"Cidadania Impura" é um espaço de opinião semanal assinado pelo escritor Valter Hugo Mãe.
Corpo do artigo
Eu já vi a Dominique muito pequenina, do tamanho de uma ervilha que poderia ser colhida por um par de formigas para aprovisionar no formigueiro. Tantas vezes mirramos a um corpinho pouquinho que se perde entre os dedos dos outros que nem quando tentam abraçar-nos conseguem. As pessoas não se podem abraçar sempre. Em alguns dias, somos mais de neblina imprecisa, uma madrugada que não vira mais nada, e estamos diante da família e dos amigos iguais à opacidade e não à matéria de um corpo.
Eu e a Dominique entendemo-nos sem grande esforço. Somos de olhar por dentro um do outro. Sinto isso. Que não preciso de explicar nada, apenas contar. Algumas pessoas são-nos tão lúcidas, quero dizer, sua capacidade de nos ver é tão límpida que não faltam outros esforços senão o do tempo sedimentando gestos e companhias.
Por isso, podemos crescer ou diminuir a espaços. Feitos de ir ao mundo ou dele voltar, investindo e recuando, tantas vezes largos como ursos ou curtos como os pardais.
Queremos necessidades novas que nos inventem novas dimensões da vida, porque julgamos tudo muito rápido e temos demasiadas dores, queremos ser atendidos com brevidade para aproveitar o que ainda temos de primavera. Somos todos convencidos de que isto é para tragédias, mas não toleramos tragédias com obediência. Somos adversos, subversivos, agressivos. Queremos tudo direitinho para que tragédia nenhuma nos impeça o envelhecimento proveitoso e consciente.

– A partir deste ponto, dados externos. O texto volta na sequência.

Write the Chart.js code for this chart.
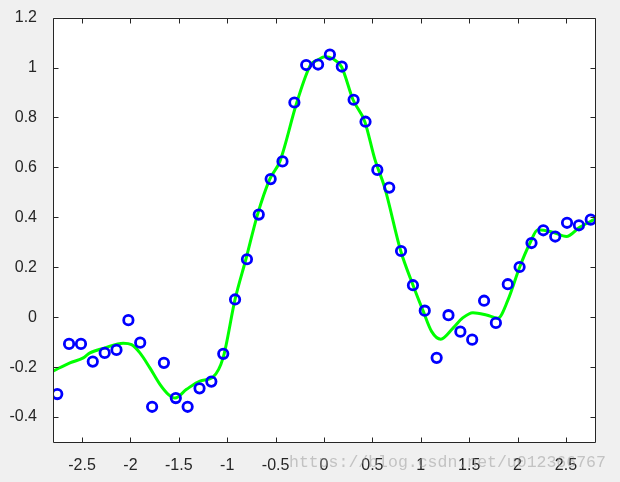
<!DOCTYPE html>
<html>
<head>
<meta charset="utf-8">
<script src="https://cdn.jsdelivr.net/npm/chart.js@4/dist/chart.umd.min.js"></script>
<style>
  html, body { margin: 0; padding: 0; background: #f0f0f0; }
  #chart { display: block; }
</style>
</head>
<body>
<canvas id="chart" width="620" height="482"></canvas>
<script>
// noisy samples (blue circles)
const sampleX = [
  -2.756, -2.634, -2.511, -2.389, -2.266, -2.144, -2.021, -1.899, -1.776, -1.654,
  -1.531, -1.409, -1.286, -1.164, -1.041, -0.919, -0.796, -0.674, -0.551, -0.429,
  -0.306, -0.184, -0.061, 0.061, 0.184, 0.306, 0.429, 0.551, 0.674, 0.796,
  0.919, 1.041, 1.164, 1.286, 1.409, 1.531, 1.654, 1.776, 1.899, 2.021,
  2.144, 2.266, 2.389, 2.511, 2.634, 2.756
];
const sampleY = [
  -0.308, -0.107, -0.107, -0.178, -0.143, -0.131, -0.012, -0.102, -0.359, -0.183,
  -0.324, -0.359, -0.285, -0.258, -0.147, 0.071, 0.232, 0.411, 0.553, 0.624,
  0.860, 1.010, 1.012, 1.052, 1.004, 0.871, 0.783, 0.590, 0.519, 0.265,
  0.128, 0.026, -0.163, 0.008, -0.058, -0.090, 0.066, -0.023, 0.132, 0.201,
  0.297, 0.348, 0.323, 0.378, 0.368, 0.391
];

// fitted curve (green line)
const fitX = [
  -2.800, -2.625, -2.487, -2.418, -2.263, -2.074, -1.988, -1.902, -1.799, -1.695,
  -1.609, -1.540, -1.420, -1.282, -1.145, -1.042, -0.918, -0.807, -0.687, -0.560,
  -0.456, -0.281, -0.139, -0.061, 0.008, 0.091, 0.181, 0.300, 0.421, 0.525,
  0.628, 0.793, 0.920, 1.023, 1.113, 1.206, 1.333, 1.433, 1.539, 1.678,
  1.797, 1.901, 2.022, 2.125, 2.210, 2.365, 2.504, 2.641, 2.800
];
const fitY = [
  -0.216, -0.183, -0.163, -0.143, -0.123, -0.104, -0.110, -0.143, -0.203, -0.269,
  -0.309, -0.324, -0.289, -0.256, -0.239, -0.162, 0.073, 0.232, 0.411, 0.553,
  0.624, 0.860, 1.010, 1.031, 1.043, 1.035, 1.003, 0.871, 0.784, 0.633,
  0.518, 0.265, 0.128, 0.026, -0.058, -0.088, -0.044, -0.003, 0.018, 0.009,
  -0.004, 0.069, 0.201, 0.294, 0.350, 0.340, 0.323, 0.360, 0.393
];

const xTicks = [-2.5, -2, -1.5, -1, -0.5, 0, 0.5, 1, 1.5, 2, 2.5];
const yTicks = [-0.4, -0.2, 0, 0.2, 0.4, 0.6, 0.8, 1, 1.2];

const axisColor = '#262626';
const tickFont = { family: '"Liberation Sans", Arial, sans-serif', size: 16 };

function fmt(v) {
    return String(Math.round(v * 10) / 10);
}

// white plot area, matlab style box with inward ticks, watermark
const matlabAxes = {
    id: 'matlabAxes',
    beforeDatasetsDraw(chart) {
        const { ctx, chartArea: a } = chart;
        ctx.save();
        ctx.fillStyle = '#ffffff';
        ctx.fillRect(a.left, a.top, a.right - a.left, a.bottom - a.top);
        ctx.restore();
    },
    afterDatasetsDraw(chart) {
        const { ctx, chartArea: a, scales } = chart;
        const L = Math.round(a.left) + 0.5, R = Math.round(a.right) + 0.5;
        const T = Math.round(a.top) + 0.5, B = Math.round(a.bottom) + 0.5;
        const len = 5;
        ctx.save();
        ctx.strokeStyle = axisColor;
        ctx.lineWidth = 1;
        ctx.beginPath();
        ctx.rect(L, T, R - L, B - T);
        xTicks.forEach(v => {
            const px = Math.round(scales.x.getPixelForValue(v)) + 0.5;
            ctx.moveTo(px, B); ctx.lineTo(px, B - len);
            ctx.moveTo(px, T); ctx.lineTo(px, T + len);
        });
        yTicks.forEach(v => {
            const py = Math.round(scales.y.getPixelForValue(v)) + 0.5;
            ctx.moveTo(L, py); ctx.lineTo(L + len, py);
            ctx.moveTo(R, py); ctx.lineTo(R - len, py);
        });
        ctx.stroke();
        ctx.restore();
    },
    afterDraw(chart) {
        const ctx = chart.ctx;
        ctx.save();
        ctx.font = '16.5px "Liberation Mono", monospace';
        ctx.fillStyle = 'rgba(150, 150, 150, 0.5)';
        ctx.textBaseline = 'alphabetic';
        ctx.fillText('https://blog.csdn.net/u012366767', 289, 467);
        ctx.restore();
    }
};

new Chart(document.getElementById('chart'), {
    type: 'scatter',
    data: {
        datasets: [
            {
                label: 'samples',
                data: sampleX.map((x, i) => ({ x: x, y: sampleY[i] })),
                pointStyle: 'circle',
                pointRadius: 4.7,
                pointBorderWidth: 2.8,
                borderColor: '#0000ff',
                backgroundColor: 'rgba(0,0,0,0)',
                showLine: false,
                order: 0
            },
            {
                label: 'fit',
                data: fitX.map((x, i) => ({ x: x, y: fitY[i] })),
                showLine: true,
                borderColor: '#00ff00',
                borderWidth: 3,
                pointRadius: 0,
                cubicInterpolationMode: 'monotone',
                fill: false,
                order: 1
            }
        ]
    },
    options: {
        responsive: false,
        animation: false,
        devicePixelRatio: 1,
        layout: { padding: { top: 15, right: 25, left: 0, bottom: 0 } },
        plugins: {
            legend: { display: false },
            tooltip: { enabled: false }
        },
        scales: {
            x: {
                type: 'linear',
                min: -2.8,
                max: 2.8,
                grid: { display: false },
                border: { display: false },
                afterBuildTicks: s => { s.ticks = xTicks.map(v => ({ value: v })); },
                afterFit: s => { s.height = 40; },
                ticks: {
                    padding: 6,
                    color: axisColor,
                    font: tickFont,
                    maxRotation: 0,
                    autoSkip: false,
                    callback: v => fmt(v)
                }
            },
            y: {
                type: 'linear',
                min: -0.5,
                max: 1.2,
                grid: { display: false },
                border: { display: false },
                afterBuildTicks: s => { s.ticks = yTicks.map(v => ({ value: v })); },
                afterFit: s => { s.width = 53; },
                ticks: {
                    padding: 8,
                    color: axisColor,
                    font: tickFont,
                    autoSkip: false,
                    callback: v => fmt(v)
                }
            }
        }
    },
    plugins: [matlabAxes]
});
</script>
</body>
</html>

Gostamos do Japão, mas com qualidade, sem correria nem chuva, sem demasiado sol e com tradução para inglês. Pensamos que o Japão devia ser mais perto e sabemos que só vamos a Tóquio porque ficamos gigantes. Tudo nos faz gigantes por causa da alegria e a alegria é mesmo a única coisa que vale a pena. E pequenas bolsas para guardar o que se solta pela mochila ou pelos bolsos. Pequenas bolsas que nos guardam as coisas como gostaríamos de ter guardadas as pessoas e os bichos, os livros e os chocolates. Tudo tão acondicionado que pudesse ser sempre perto. Tudo perto de onde estivéssemos, mesmo que no Japão.
Havia uma aranha na parede do quarto. Não disse nada. Antes que pudesse ir libertá-la no jardim, desapareceu. Conta-se que as aranhas do Japão reaparecem no dia seguinte na forma de uma anciã que ainda quer ser feliz. Nós somos também assim. Amanhã sempre se prova.